-- STATED PROBLEM --
Exclude any images and output the remaining records exactly.
* START LISTING *
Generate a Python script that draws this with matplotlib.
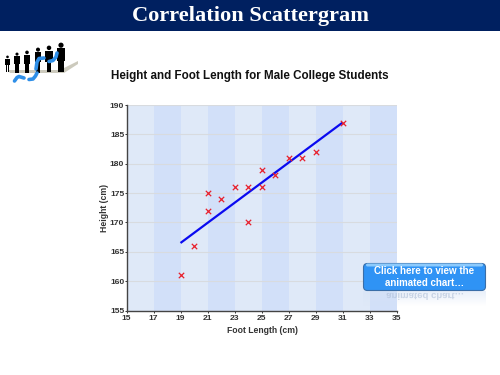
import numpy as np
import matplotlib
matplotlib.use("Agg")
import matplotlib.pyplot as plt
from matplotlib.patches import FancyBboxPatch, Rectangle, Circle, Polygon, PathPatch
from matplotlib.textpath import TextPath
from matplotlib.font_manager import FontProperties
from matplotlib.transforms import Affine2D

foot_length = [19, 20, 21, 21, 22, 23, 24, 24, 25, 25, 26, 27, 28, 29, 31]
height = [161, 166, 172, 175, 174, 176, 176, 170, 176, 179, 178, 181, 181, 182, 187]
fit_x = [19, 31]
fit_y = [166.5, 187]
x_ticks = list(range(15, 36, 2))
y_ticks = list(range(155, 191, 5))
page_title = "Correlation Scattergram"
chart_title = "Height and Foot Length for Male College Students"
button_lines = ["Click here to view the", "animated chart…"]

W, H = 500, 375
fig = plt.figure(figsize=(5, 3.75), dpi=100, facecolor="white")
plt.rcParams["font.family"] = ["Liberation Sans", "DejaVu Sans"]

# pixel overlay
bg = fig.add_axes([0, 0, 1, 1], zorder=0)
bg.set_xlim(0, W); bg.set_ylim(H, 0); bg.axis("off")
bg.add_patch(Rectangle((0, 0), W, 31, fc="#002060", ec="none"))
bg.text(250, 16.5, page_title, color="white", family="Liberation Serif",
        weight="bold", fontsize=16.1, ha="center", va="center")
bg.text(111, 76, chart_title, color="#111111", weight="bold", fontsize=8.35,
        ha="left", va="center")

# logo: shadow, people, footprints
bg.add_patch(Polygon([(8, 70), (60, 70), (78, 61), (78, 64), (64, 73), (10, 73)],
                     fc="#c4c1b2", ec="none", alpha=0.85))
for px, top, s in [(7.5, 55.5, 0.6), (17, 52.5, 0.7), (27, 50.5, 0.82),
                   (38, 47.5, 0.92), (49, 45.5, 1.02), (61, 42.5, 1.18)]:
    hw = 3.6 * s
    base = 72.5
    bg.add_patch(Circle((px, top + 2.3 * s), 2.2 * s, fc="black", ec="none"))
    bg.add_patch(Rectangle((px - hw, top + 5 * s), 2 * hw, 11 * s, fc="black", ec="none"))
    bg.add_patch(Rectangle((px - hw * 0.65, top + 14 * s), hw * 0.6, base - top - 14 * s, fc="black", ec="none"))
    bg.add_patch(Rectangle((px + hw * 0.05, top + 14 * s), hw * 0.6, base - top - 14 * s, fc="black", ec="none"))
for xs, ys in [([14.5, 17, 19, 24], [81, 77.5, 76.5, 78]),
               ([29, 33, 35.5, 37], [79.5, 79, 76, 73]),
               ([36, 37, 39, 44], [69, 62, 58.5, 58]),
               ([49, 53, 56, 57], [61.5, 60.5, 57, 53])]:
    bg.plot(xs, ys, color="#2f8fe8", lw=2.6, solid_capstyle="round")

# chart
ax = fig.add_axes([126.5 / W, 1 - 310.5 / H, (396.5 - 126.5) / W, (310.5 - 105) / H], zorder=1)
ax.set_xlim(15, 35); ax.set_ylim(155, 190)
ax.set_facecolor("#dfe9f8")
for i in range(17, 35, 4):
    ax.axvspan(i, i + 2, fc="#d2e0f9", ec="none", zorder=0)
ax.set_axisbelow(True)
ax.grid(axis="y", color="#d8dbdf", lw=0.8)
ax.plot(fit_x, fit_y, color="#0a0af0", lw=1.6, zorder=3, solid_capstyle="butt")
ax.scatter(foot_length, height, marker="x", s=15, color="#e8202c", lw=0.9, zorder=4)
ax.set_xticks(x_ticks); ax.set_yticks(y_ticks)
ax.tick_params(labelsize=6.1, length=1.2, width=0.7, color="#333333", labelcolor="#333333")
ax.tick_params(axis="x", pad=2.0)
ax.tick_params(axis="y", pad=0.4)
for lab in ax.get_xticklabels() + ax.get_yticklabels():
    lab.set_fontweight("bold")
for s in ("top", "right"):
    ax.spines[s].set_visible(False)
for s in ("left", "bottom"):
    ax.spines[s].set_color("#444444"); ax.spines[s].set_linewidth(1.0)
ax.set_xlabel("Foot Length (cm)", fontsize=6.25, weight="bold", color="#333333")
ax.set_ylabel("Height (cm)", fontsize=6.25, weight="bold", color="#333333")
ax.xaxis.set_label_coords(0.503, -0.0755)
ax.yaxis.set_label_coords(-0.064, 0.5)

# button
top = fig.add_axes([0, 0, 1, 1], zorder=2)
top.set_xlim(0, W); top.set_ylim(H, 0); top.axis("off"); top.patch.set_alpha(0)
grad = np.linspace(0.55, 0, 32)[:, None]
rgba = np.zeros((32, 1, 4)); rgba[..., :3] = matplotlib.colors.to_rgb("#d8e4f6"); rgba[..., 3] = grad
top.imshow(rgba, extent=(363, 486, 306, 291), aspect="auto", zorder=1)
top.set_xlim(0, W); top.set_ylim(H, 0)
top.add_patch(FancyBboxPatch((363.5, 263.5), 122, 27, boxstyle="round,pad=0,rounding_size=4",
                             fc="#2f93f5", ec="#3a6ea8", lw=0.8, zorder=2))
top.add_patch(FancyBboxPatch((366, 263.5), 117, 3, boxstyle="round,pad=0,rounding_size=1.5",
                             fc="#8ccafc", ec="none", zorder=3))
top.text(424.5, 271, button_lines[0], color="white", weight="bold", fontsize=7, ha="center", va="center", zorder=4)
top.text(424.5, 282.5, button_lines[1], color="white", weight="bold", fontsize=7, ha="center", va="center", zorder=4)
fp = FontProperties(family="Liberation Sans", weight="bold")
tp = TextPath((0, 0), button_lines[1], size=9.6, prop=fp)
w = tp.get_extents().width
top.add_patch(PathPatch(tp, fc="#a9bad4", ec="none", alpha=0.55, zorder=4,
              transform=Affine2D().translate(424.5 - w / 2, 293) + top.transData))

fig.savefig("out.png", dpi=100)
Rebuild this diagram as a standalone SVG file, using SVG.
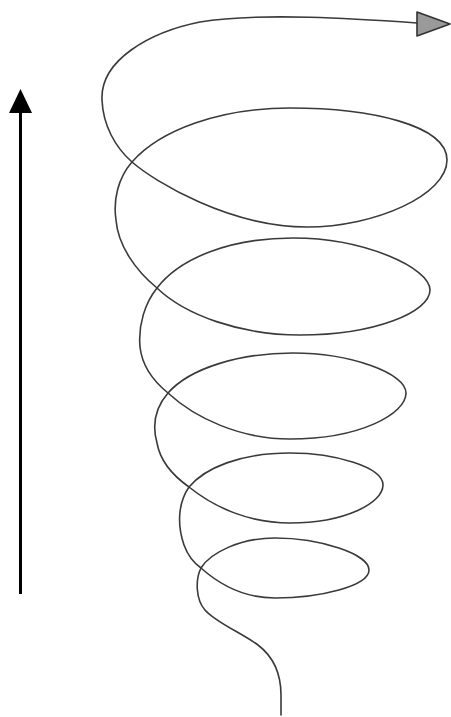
* END LISTING *
-- EXPECTED ANSWER --
Generate a Python script that draws this with matplotlib.
import numpy as np
import matplotlib
matplotlib.use("Agg")
import matplotlib.pyplot as plt
from matplotlib.patches import FancyBboxPatch, Rectangle, Circle, Polygon, PathPatch
from matplotlib.textpath import TextPath
from matplotlib.font_manager import FontProperties
from matplotlib.transforms import Affine2D

foot_length = [19, 20, 21, 21, 22, 23, 24, 24, 25, 25, 26, 27, 28, 29, 31]
height = [161, 166, 172, 175, 174, 176, 176, 170, 176, 179, 178, 181, 181, 182, 187]
fit_x = [19, 31]
fit_y = [166.5, 187]
x_ticks = list(range(15, 36, 2))
y_ticks = list(range(155, 191, 5))
page_title = "Correlation Scattergram"
chart_title = "Height and Foot Length for Male College Students"
button_lines = ["Click here to view the", "animated chart…"]

W, H = 500, 375
fig = plt.figure(figsize=(5, 3.75), dpi=100, facecolor="white")
plt.rcParams["font.family"] = ["Liberation Sans", "DejaVu Sans"]

# pixel overlay
bg = fig.add_axes([0, 0, 1, 1], zorder=0)
bg.set_xlim(0, W); bg.set_ylim(H, 0); bg.axis("off")
bg.add_patch(Rectangle((0, 0), W, 31, fc="#002060", ec="none"))
bg.text(250, 16.5, page_title, color="white", family="Liberation Serif",
        weight="bold", fontsize=16.1, ha="center", va="center")
bg.text(111, 76, chart_title, color="#111111", weight="bold", fontsize=8.35,
        ha="left", va="center")

# logo: shadow, people, footprints
bg.add_patch(Polygon([(8, 70), (60, 70), (78, 61), (78, 64), (64, 73), (10, 73)],
                     fc="#c4c1b2", ec="none", alpha=0.85))
for px, top, s in [(7.5, 55.5, 0.6), (17, 52.5, 0.7), (27, 50.5, 0.82),
                   (38, 47.5, 0.92), (49, 45.5, 1.02), (61, 42.5, 1.18)]:
    hw = 3.6 * s
    base = 72.5
    bg.add_patch(Circle((px, top + 2.3 * s), 2.2 * s, fc="black", ec="none"))
    bg.add_patch(Rectangle((px - hw, top + 5 * s), 2 * hw, 11 * s, fc="black", ec="none"))
    bg.add_patch(Rectangle((px - hw * 0.65, top + 14 * s), hw * 0.6, base - top - 14 * s, fc="black", ec="none"))
    bg.add_patch(Rectangle((px + hw * 0.05, top + 14 * s), hw * 0.6, base - top - 14 * s, fc="black", ec="none"))
for xs, ys in [([14.5, 17, 19, 24], [81, 77.5, 76.5, 78]),
               ([29, 33, 35.5, 37], [79.5, 79, 76, 73]),
               ([36, 37, 39, 44], [69, 62, 58.5, 58]),
               ([49, 53, 56, 57], [61.5, 60.5, 57, 53])]:
    bg.plot(xs, ys, color="#2f8fe8", lw=2.6, solid_capstyle="round")

# chart
ax = fig.add_axes([126.5 / W, 1 - 310.5 / H, (396.5 - 126.5) / W, (310.5 - 105) / H], zorder=1)
ax.set_xlim(15, 35); ax.set_ylim(155, 190)
ax.set_facecolor("#dfe9f8")
for i in range(17, 35, 4):
    ax.axvspan(i, i + 2, fc="#d2e0f9", ec="none", zorder=0)
ax.set_axisbelow(True)
ax.grid(axis="y", color="#d8dbdf", lw=0.8)
ax.plot(fit_x, fit_y, color="#0a0af0", lw=1.6, zorder=3, solid_capstyle="butt")
ax.scatter(foot_length, height, marker="x", s=15, color="#e8202c", lw=0.9, zorder=4)
ax.set_xticks(x_ticks); ax.set_yticks(y_ticks)
ax.tick_params(labelsize=6.1, length=1.2, width=0.7, color="#333333", labelcolor="#333333")
ax.tick_params(axis="x", pad=2.0)
ax.tick_params(axis="y", pad=0.4)
for lab in ax.get_xticklabels() + ax.get_yticklabels():
    lab.set_fontweight("bold")
for s in ("top", "right"):
    ax.spines[s].set_visible(False)
for s in ("left", "bottom"):
    ax.spines[s].set_color("#444444"); ax.spines[s].set_linewidth(1.0)
ax.set_xlabel("Foot Length (cm)", fontsize=6.25, weight="bold", color="#333333")
ax.set_ylabel("Height (cm)", fontsize=6.25, weight="bold", color="#333333")
ax.xaxis.set_label_coords(0.503, -0.0755)
ax.yaxis.set_label_coords(-0.064, 0.5)

# button
top = fig.add_axes([0, 0, 1, 1], zorder=2)
top.set_xlim(0, W); top.set_ylim(H, 0); top.axis("off"); top.patch.set_alpha(0)
grad = np.linspace(0.55, 0, 32)[:, None]
rgba = np.zeros((32, 1, 4)); rgba[..., :3] = matplotlib.colors.to_rgb("#d8e4f6"); rgba[..., 3] = grad
top.imshow(rgba, extent=(363, 486, 306, 291), aspect="auto", zorder=1)
top.set_xlim(0, W); top.set_ylim(H, 0)
top.add_patch(FancyBboxPatch((363.5, 263.5), 122, 27, boxstyle="round,pad=0,rounding_size=4",
                             fc="#2f93f5", ec="#3a6ea8", lw=0.8, zorder=2))
top.add_patch(FancyBboxPatch((366, 263.5), 117, 3, boxstyle="round,pad=0,rounding_size=1.5",
                             fc="#8ccafc", ec="none", zorder=3))
top.text(424.5, 271, button_lines[0], color="white", weight="bold", fontsize=7, ha="center", va="center", zorder=4)
top.text(424.5, 282.5, button_lines[1], color="white", weight="bold", fontsize=7, ha="center", va="center", zorder=4)
fp = FontProperties(family="Liberation Sans", weight="bold")
tp = TextPath((0, 0), button_lines[1], size=9.6, prop=fp)
w = tp.get_extents().width
top.add_patch(PathPatch(tp, fc="#a9bad4", ec="none", alpha=0.55, zorder=4,
              transform=Affine2D().translate(424.5 - w / 2, 293) + top.transData))

fig.savefig("out.png", dpi=100)
Rebuild this diagram as a standalone SVG file, using SVG.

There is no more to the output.